At the grocery store, the checker asked if they were hurricane evacuees. When they said yes, she gave James and Yolanda a discount. “We both broke down in the grocery store,” James says. “It’s so hard to keep up the façade of being strong for my kids. I have overwhelming feelings.”

“I just said, ‘Hold me, baby,’ and we cried together because all the people helping have humble hearts,” says Yolanda.

“I’m so worried, I can’t sleep when I lie down. It’s days of lost work,” James says. “My boss’s house was completely destroyed. The warehouse is closed and that means more time with no paycheck. I talked to my landlord already and said I evacuated and I don’t have no more money, but he said he is expecting the rent.”

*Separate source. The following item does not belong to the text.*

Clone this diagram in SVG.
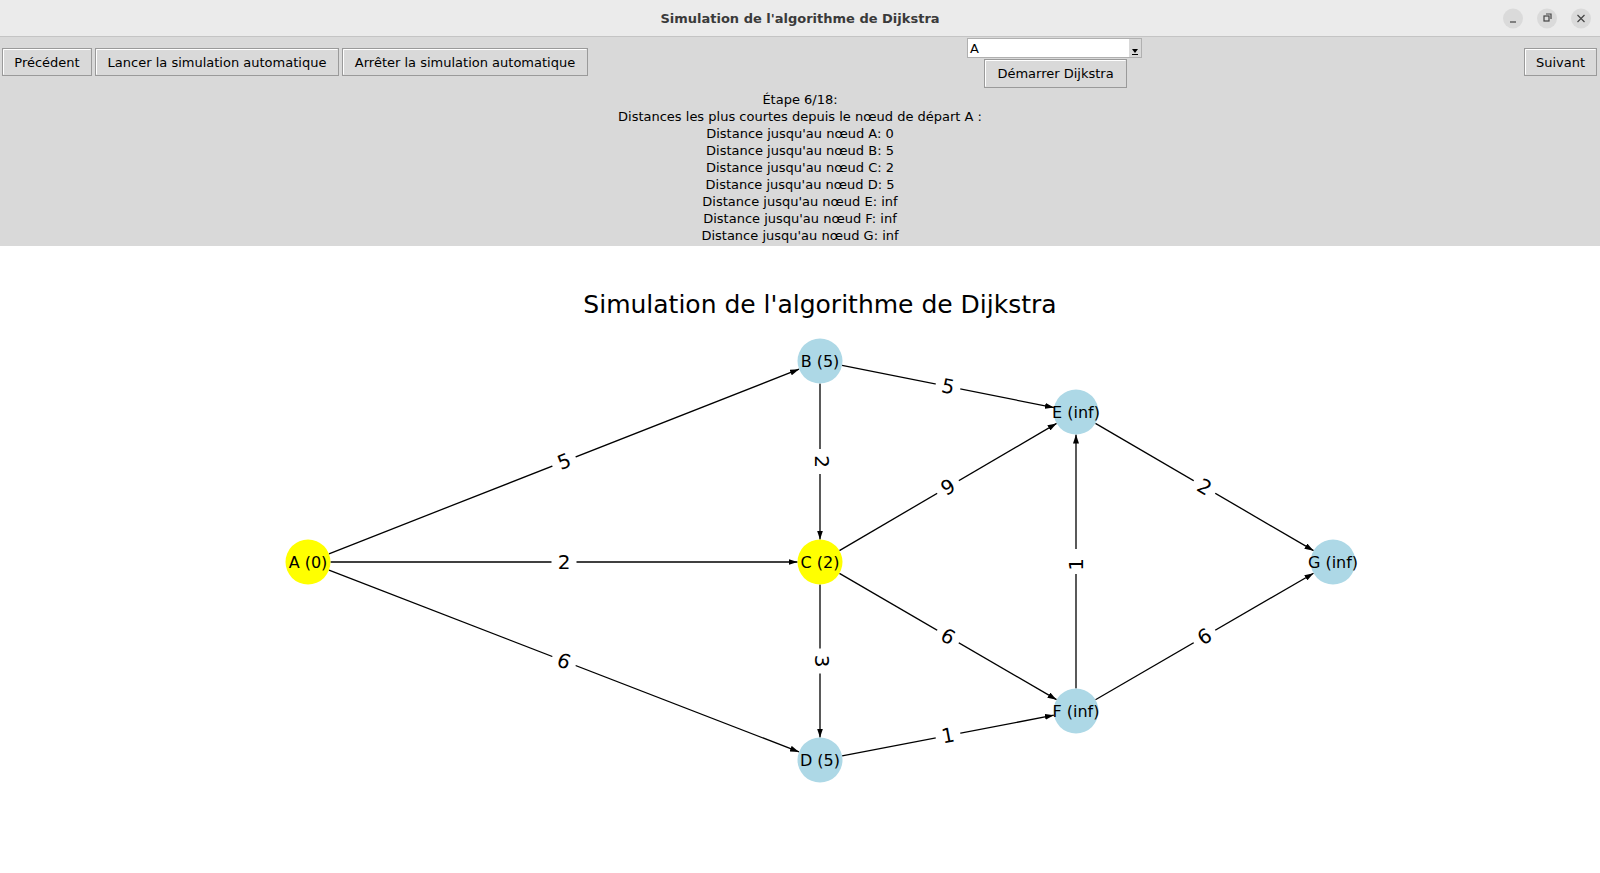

Some people stayed behind because they were worried about losing their jobs—in areas where evacuation is voluntary, rather than mandatory, they could be fired for not showing up to work. But many people who left early now have a negative bank balance and no homes to return to, alongside everyone else they know. 

“I’ll tell you one thing,” James says, “The weather is changing. The water is so hot in the Gulf of Mexico. That’s the fuel for the storm. Usually there’s cold pockets, but now it is hot all the way down. I do believe that the earth is warming and we need to do something about it.” 

“We’ve been through this so many times before,” adds Yolanda. “We had Hurricane Ike. We had Hurricane Ivan when we were in Florida. We can’t stay and go through it again.”

“You know why this is happening?” Joe Morales asks. He and Chrissy were standing outside of the Delco Center in a downpour. They were talking about how great rain feels and smells even when you know the trouble it’s causing. Joe said that he could make $34 an hour working in the oilfields but chose to make $10 an hour and take care of horses instead, because he wants to be outside helping nature instead of harming it.

“Why this is happening is that I think we done so much bad to Mother Earth that she's giving it back to us,” Joe says. “Not to be mean or hurt anybody but just to get herself clean. We done too much to her. Too much pollution. Too much taking and not enough giving back. Now she is telling us about that."